### What this task involves
Leave the pictures out and quote every line from the start of the listing to the line with "import plotly.graph_objects as go", inclusive.

### Information provided
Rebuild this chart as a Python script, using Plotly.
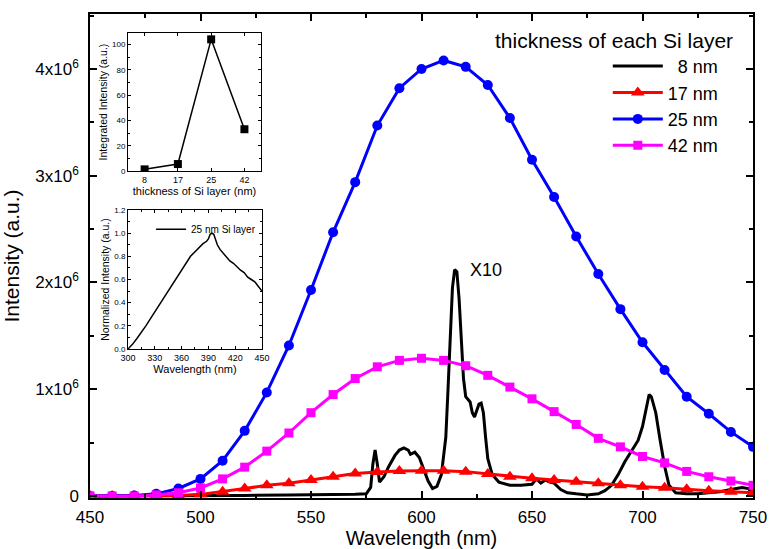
import plotly.graph_objects as go

# ---------------- main data ----------------
wl_markers = [450, 460, 470, 480, 490, 500, 510, 520, 530, 540, 550, 560, 570, 580, 590, 600,
              610, 620, 630, 640, 650, 660, 670, 680, 690, 700, 710, 720, 730, 740, 750]

i_17nm = [0.0, 0.0, 0.0, 0.0, 0.005, 0.015, 0.04, 0.07, 0.10, 0.12, 0.15, 0.18, 0.21, 0.225, 0.235, 0.237,
          0.237, 0.228, 0.206, 0.18, 0.165, 0.15, 0.134, 0.12, 0.10, 0.087, 0.078, 0.062, 0.05, 0.04, 0.03]

i_25nm = [0.0, 0.0, 0.005, 0.02, 0.07, 0.16, 0.33, 0.61, 0.97, 1.41, 1.93, 2.47, 2.94, 3.47, 3.82, 4.0,
          4.08, 4.02, 3.85, 3.54, 3.15, 2.8, 2.43, 2.08, 1.75, 1.44, 1.18, 0.93, 0.77, 0.60, 0.46]

i_42nm = [0.0, 0.0, 0.0, 0.01, 0.03, 0.075, 0.16, 0.27, 0.42, 0.59, 0.78, 0.95, 1.1, 1.21, 1.27, 1.29,
          1.27, 1.22, 1.13, 1.02, 0.91, 0.79, 0.67, 0.54, 0.46, 0.37, 0.31, 0.23, 0.18, 0.14, 0.10]

wl_8nm = [450, 500, 520, 540, 560, 570, 575, 577, 578, 579, 580, 581, 583, 585, 588, 590, 592, 594,
          595, 597, 599, 601, 603, 605, 607, 609, 611, 612, 613, 614, 615, 616, 617, 618, 619, 620,
          621, 622, 623, 624, 625, 626, 627, 628, 629, 630, 632, 635, 640, 645, 650, 652, 654, 656,
          658, 660, 663, 666, 670, 675, 680, 683, 686, 689, 692, 695, 698, 700, 702, 703, 704, 706,
          708, 710, 712, 715, 720, 725, 730, 735, 740, 745, 748, 750]
i_8nm = [0.0, 0.0, 0.005, 0.01, 0.01, 0.015, 0.02, 0.08, 0.3, 0.43, 0.3, 0.13, 0.18, 0.27, 0.38, 0.43, 0.45, 0.43,
         0.39, 0.41, 0.36, 0.25, 0.14, 0.07, 0.09, 0.2, 0.55, 1.0, 1.5, 1.95, 2.12, 2.1, 1.85, 1.45, 1.1, 0.93,
         0.9, 0.88, 0.78, 0.74, 0.8, 0.86, 0.87, 0.78, 0.55, 0.35, 0.2, 0.13, 0.1, 0.1, 0.11, 0.16, 0.12, 0.15,
         0.13, 0.12, 0.06, 0.03, 0.02, 0.01, 0.02, 0.05, 0.1, 0.2, 0.32, 0.42, 0.52, 0.65, 0.85, 0.95, 0.93, 0.78,
         0.52, 0.28, 0.1, 0.03, 0.02, 0.02, 0.03, 0.04, 0.06, 0.08, 0.07, 0.0]

y_tickvals = [0, 1, 2, 3, 4]
y_ticktext = ["0", "1x10<sup>6</sup>", "2x10<sup>6</sup>", "3x10<sup>6</sup>", "4x10<sup>6</sup>"]
x_tickvals = [450, 500, 550, 600, 650, 700, 750]

# ---------------- inset 1 data ----------------
thick_cat = ["8", "17", "25", "42"]
integ_int = [1.3, 5.5, 104, 33]

# ---------------- inset 2 data ----------------
pl_wl = [300, 305, 310, 315, 320, 325, 330, 335, 340, 345, 350, 355, 360, 365, 370, 375, 380, 384, 388,
         390, 392, 394, 396, 398, 400, 403, 406, 410, 414, 418, 422, 426, 430, 434, 438, 442, 446, 450]
pl_norm = [0.0, 0.04, 0.09, 0.14, 0.2, 0.26, 0.32, 0.38, 0.45, 0.51, 0.57, 0.63, 0.69, 0.75, 0.8, 0.84,
           0.88, 0.91, 0.93, 0.95, 0.99, 1.0, 0.99, 0.95, 0.9, 0.86, 0.83, 0.8, 0.76, 0.74, 0.71, 0.68,
           0.66, 0.62, 0.6, 0.58, 0.54, 0.5]

SCALE = 1e6
FONT = "Liberation Sans, Arial, sans-serif"

fig = go.Figure()

fig.add_trace(go.Scatter(x=wl_8nm, y=[v * SCALE for v in i_8nm], mode="lines",
                         line=dict(color="black", width=3), name="\u20078 nm"))
fig.add_trace(go.Scatter(x=wl_markers, y=[v * SCALE for v in i_17nm], mode="lines+markers",
                         line=dict(color="#FF0000", width=3),
                         marker=dict(symbol="triangle-up", size=12, color="#FF0000"), name="17 nm"))
fig.add_trace(go.Scatter(x=wl_markers, y=[v * SCALE for v in i_25nm], mode="lines+markers",
                         line=dict(color="#0000FF", width=3),
                         marker=dict(symbol="circle", size=10, color="#0000FF"), name="25 nm"))
fig.add_trace(go.Scatter(x=wl_markers, y=[v * SCALE for v in i_42nm], mode="lines+markers",
                         line=dict(color="#FF00FF", width=3),
                         marker=dict(symbol="square", size=9, color="#FF00FF"), name="42 nm"))

# inset 1
fig.add_trace(go.Scatter(x=thick_cat, y=integ_int, mode="lines+markers", xaxis="x2", yaxis="y2",
                         line=dict(color="black", width=1.5),
                         marker=dict(symbol="square", size=8, color="black"), showlegend=False))
# inset 2
fig.add_trace(go.Scatter(x=pl_wl, y=pl_norm, mode="lines", xaxis="x3", yaxis="y3",
                         line=dict(color="black", width=1.5), name="25 nm Si layer", legend="legend2"))

fig.add_annotation(x=629, y=2.12 * SCALE, text="X10", showarrow=False, xref="x", yref="y",
                   font=dict(size=18, color="black", family=FONT))
fig.add_annotation(xref="paper", yref="paper", x=(614 - 90) / 663, y=(498 - 40) / 484,
                   xanchor="center", yanchor="middle", text="thickness of each Si layer",
                   showarrow=False, font=dict(size=21, color="black", family=FONT))

axis_common = dict(showline=True, linecolor="black", mirror="ticks", ticks="inside",
                   tickcolor="black", showgrid=False, zeroline=False, automargin=False)

fig.update_layout(
    width=769, height=549,
    margin=dict(l=90, r=16, t=14, b=51),
    paper_bgcolor="white", plot_bgcolor="white",
    font=dict(family=FONT, color="black"),
    xaxis=dict(range=[450, 750], tickvals=x_tickvals, ticklen=7, tickwidth=1.5, linewidth=1.5,
               minor=dict(dtick=25, tick0=450, ticklen=4, ticks="inside", tickcolor="black"),
               tickfont=dict(size=17), ticklabelstandoff=3,
               title=dict(text="Wavelength (nm)", font=dict(size=20), standoff=3),
               **axis_common),
    yaxis=dict(range=[-0.019 * SCALE, 4.515 * SCALE], tickvals=[v * SCALE for v in y_tickvals],
               ticktext=y_ticktext, ticklen=7, tickwidth=1.5, linewidth=1.5,
               minor=dict(dtick=0.5 * SCALE, tick0=0, ticklen=4, ticks="inside", tickcolor="black"),
               tickfont=dict(size=17), ticklabelstandoff=6,
               title=dict(text="Intensity (a.u.)", font=dict(size=21), standoff=10),
               **axis_common),
    xaxis2=dict(domain=[0.0573, 0.258], anchor="y2", type="category", categoryorder="array",
                categoryarray=thick_cat, range=[-0.5, 3.5], ticklen=3, tickwidth=1, linewidth=1,
                tickfont=dict(size=9), title=dict(text="thickness of Si layer (nm)", font=dict(size=11), standoff=2),
                **axis_common),
    yaxis2=dict(domain=[0.6756, 0.9607], anchor="x2", range=[0, 109], dtick=20, ticklen=3, tickwidth=1,
                linewidth=1, minor=dict(dtick=10, ticklen=2, ticks="inside", tickcolor="black"),
                tickfont=dict(size=8), title=dict(text="Integrated Intensity (a.u.)", font=dict(size=10.5), standoff=2),
                **axis_common),
    xaxis3=dict(domain=[0.0573, 0.2594], anchor="y3", range=[300, 450], dtick=30, ticklen=3, tickwidth=1,
                linewidth=1, minor=dict(dtick=15, ticklen=2, ticks="inside", tickcolor="black"),
                tickfont=dict(size=9), title=dict(text="Wavelength (nm)", font=dict(size=11), standoff=2),
                **axis_common),
    yaxis3=dict(domain=[0.3079, 0.595], anchor="x3", range=[0, 1.2], dtick=0.2, tickformat=".1f",
                ticklen=3, tickwidth=1, linewidth=1,
                minor=dict(dtick=0.1, ticklen=2, ticks="inside", tickcolor="black"),
                tickfont=dict(size=8), title=dict(text="Normalized Intensity (a.u.)", font=dict(size=10.5), standoff=2),
                **axis_common),
    legend=dict(x=0.781, y=0.930, xanchor="left", yanchor="top", bgcolor="rgba(0,0,0,0)",
                font=dict(size=18, family=FONT), tracegroupgap=0, itemwidth=50),
    legend2=dict(x=0.258, y=0.585, xanchor="right", yanchor="top", bgcolor="rgba(0,0,0,0)",
                 font=dict(size=10, family=FONT), itemwidth=30),
)

fig.write_html("out.html", config={"displayModeBar": False},
               post_script="document.body.style.margin='0';document.body.style.overflow='hidden';")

### Task response
Rebuild this chart as a Python script, using Plotly.
import plotly.graph_objects as go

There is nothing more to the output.